3) The best protection is only as good as the humans who run the infrastructure. So it is critical to train employees to be the frontline of defense against cyberattacks – for your own company and for any clients you advise. Every organization should engage in regular training to identify and detect suspicious emails and phishing scams. It’s good business practice, and insurance companies are now requiring some form of employee training for cyberinsurance coverage. If there is a breach, your carrier will want to know if you have provided employee training.
4) In addition to ongoing employee training, it is crucial to have basic company policies to minimize outside hacks. These include some basics such as:
• Written information security program – this is essential for compliance and is Best in Class business policy; this explains what your organization is doing to avoid a breach, what your security stack is made up of, and more.
• Web browsing policies – in general, it’s best to not allow access to non-company websites from the company network, both for security and productivity purposes.
• If an email looks suspicious, ask first – do not open.
• Policies about allowing the company website to be loaded onto remote personal devices (in general, this should be avoided).
• Frequent changing of passwords for all company accounts.
• Training in what to avoid in password changes (such as 12345).

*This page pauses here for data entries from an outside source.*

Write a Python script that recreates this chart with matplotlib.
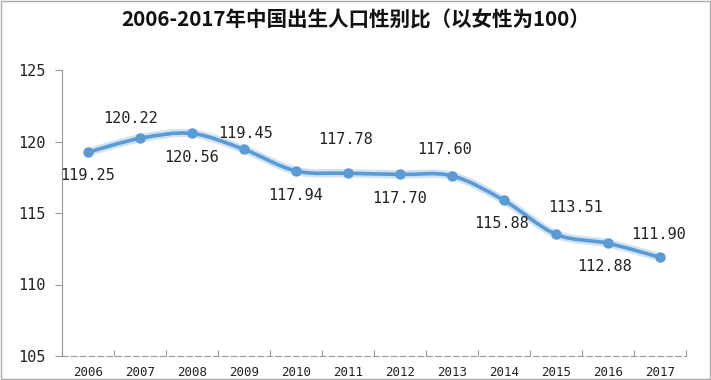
import matplotlib
matplotlib.use("Agg")
import matplotlib.pyplot as plt
from matplotlib.path import Path
from matplotlib.patches import PathPatch, Rectangle
import numpy as np

# data
years = ['2006', '2007', '2008', '2009', '2010', '2011',
         '2012', '2013', '2014', '2015', '2016', '2017']
ratio = [119.25, 120.22, 120.56, 119.45, 117.94, 117.78,
         117.70, 117.60, 115.88, 113.51, 112.88, 111.90]
y_ticks = [105, 110, 115, 120, 125]
title = '2006-2017年中国出生人口性别比（以女性为100）'

# label placement (pixels, x right / y up)
label_offsets = [(0, -23), (-9, 20), (0, -24), (2, 16), (0, -25), (-2, 34),
                 (0, -24), (-7, 26), (-2, -23), (20, 27), (-3, -23), (-1, 23)]

line_color = '#5B9BD5'
mono = 'DejaVu Sans Mono'


def smooth_path(xs, ys):
    # catmull-rom style bezier through the points (like excel's smoothed line)
    pts = np.column_stack([xs, ys]).astype(float)
    n = len(pts)
    verts = [pts[0]]
    codes = [Path.MOVETO]
    for i in range(n - 1):
        p0 = pts[i - 1] if i > 0 else pts[i]
        p1 = pts[i]
        p2 = pts[i + 1]
        p3 = pts[i + 2] if i + 2 < n else pts[i + 1]
        c1 = p1 + (p2 - p0) / 6.0
        c2 = p2 - (p3 - p1) / 6.0
        verts += [c1, c2, p2]
        codes += [Path.CURVE4] * 3
    return Path(verts, codes)


fig = plt.figure(figsize=(7.11, 3.8), dpi=100)
ax = fig.add_axes([62 / 711, 1 - 356 / 380, 624 / 711, 286 / 380])

x = np.arange(len(years))
path = smooth_path(x, ratio)

# soft glow then the line itself
ax.add_patch(PathPatch(path, facecolor='none', edgecolor='#BDD7EE',
                       lw=6, alpha=0.7, capstyle='round'))
ax.add_patch(PathPatch(path, facecolor='none', edgecolor=line_color,
                       lw=2.6, capstyle='round'))
ax.plot(x, ratio, 'o', color=line_color, markersize=6.5, zorder=3)

for xi, v, (dx, dy) in zip(x, ratio, label_offsets):
    ax.annotate('%.2f' % v, (xi, v), xytext=(dx, dy), textcoords='offset pixels',
                ha='center', va='center', fontsize=11, family=mono, color='#222222')

ax.set_xlim(-0.5, len(years) - 0.5)
ax.set_ylim(105, 125)
ax.set_yticks(y_ticks)

# category labels, ticks between categories
ax.set_xticks(x, minor=True)
ax.set_xticklabels(years, minor=True)
ax.set_xticks(np.arange(len(years) + 1) - 0.5)
ax.set_xticklabels([])
ax.tick_params(axis='x', which='minor', length=0, pad=7, labelsize=9,
               labelfontfamily=mono, labelcolor='#222222')
ax.tick_params(axis='x', which='major', direction='in', length=4, color='#999999')
ax.tick_params(axis='y', length=5, color='#999999', pad=7, labelsize=11,
               labelfontfamily=mono, labelcolor='#222222')

for side in ['top', 'right']:
    ax.spines[side].set_visible(False)
ax.spines['left'].set_color('#999999')
ax.spines['bottom'].set_color('#999999')
ax.spines['bottom'].set_linestyle((0, (5, 3)))

fig.text(0.5, 1 - 20 / 380, title, ha='center', va='center', fontsize=14.8,
         fontweight='bold', family=['Noto Sans CJK SC', 'DejaVu Sans'], color='#111111')

# thin frame round the picture
fig.patches.append(Rectangle((0.002, 0.002), 0.996, 0.996, transform=fig.transFigure,
                             fill=False, edgecolor='#AAAAAA', lw=1))

fig.savefig('out.png', dpi=100)
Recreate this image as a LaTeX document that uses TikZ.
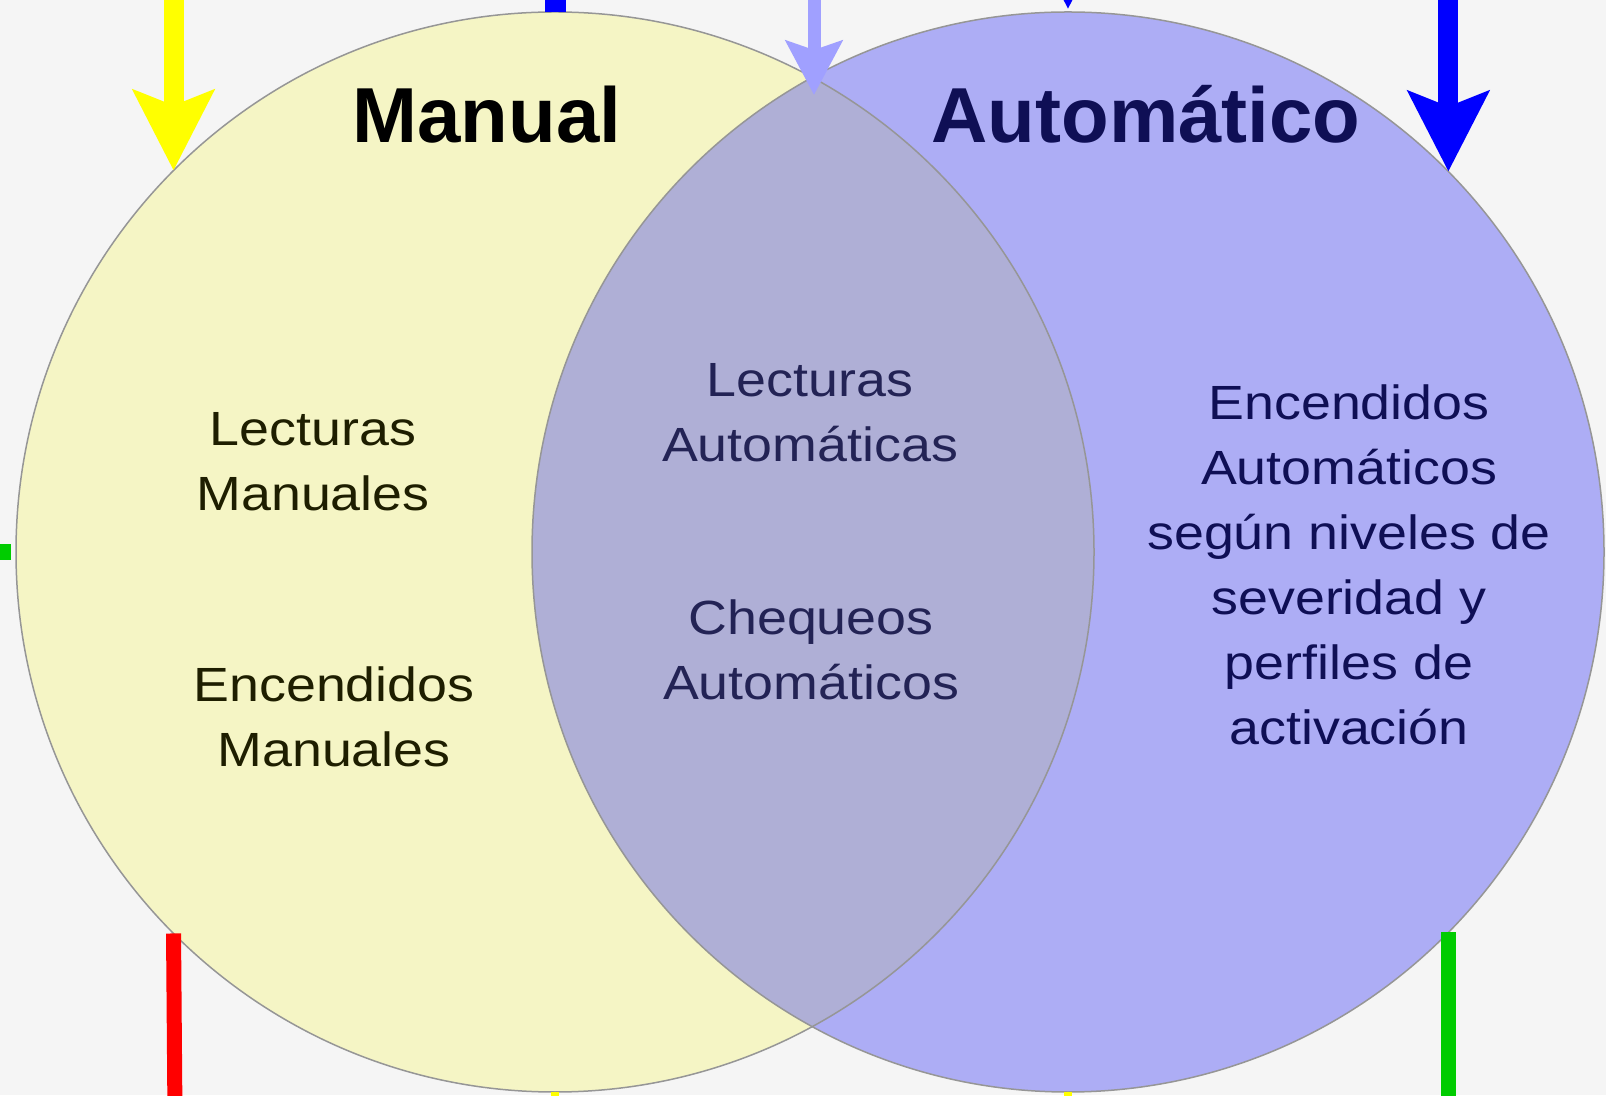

• Two-factor authentication for access.
5) Every company should do all it can to avoid ending up on the dark web, even though many businesses do end up there eventually. The real key is to stem future damage – one important way to do this is to change passwords frequently. In particular, anyone who has a password that ends up on the dark web should change it and never, ever use that password again for anything.
6) Set up automatic scans to check security settings on each machine to ensure that your security policies are being enforced. Generate an automatic alert when two-factor authentication is not turned on where it should be.
7) Establish “exit procedures” for employee turnover that includes the immediate removal of ex-employees from the active directory. Scan the network daily for suspicious log-in attempts by ex-employees and others, and generate an alert for each incident.
8) Set up internal IT security policies that limit storage of credit card and other personal identifying information, and include additional security levels for access.
9) Scan all networks daily, looking for software that is missing the latest security patches, and generate alerts for machines that need updating.
The technological advances that we all enjoy are great – they enable us to move in leaps and bounds beyond what anyone would have thought possible a generation ago. But with these advancements come threats. Every business must do all it can to thwart cybercrime. If something looks suspicious, it probably is. Be certain that your company has the very best cyberprotection software on the market, a rigorous and ongoing training program to see that employees stay on top of their game, and a cybersecurity company to partner with who can watch out for your needs.
The threat is real. You have worked too hard to get your business to where it is, and your customers/clients have done the same, to have it disabled by a hacker. It makes sense to seek the advice of a cybersecurity company to help you assess threats and develop a plan to avoid being the next victim of a cybercriminal.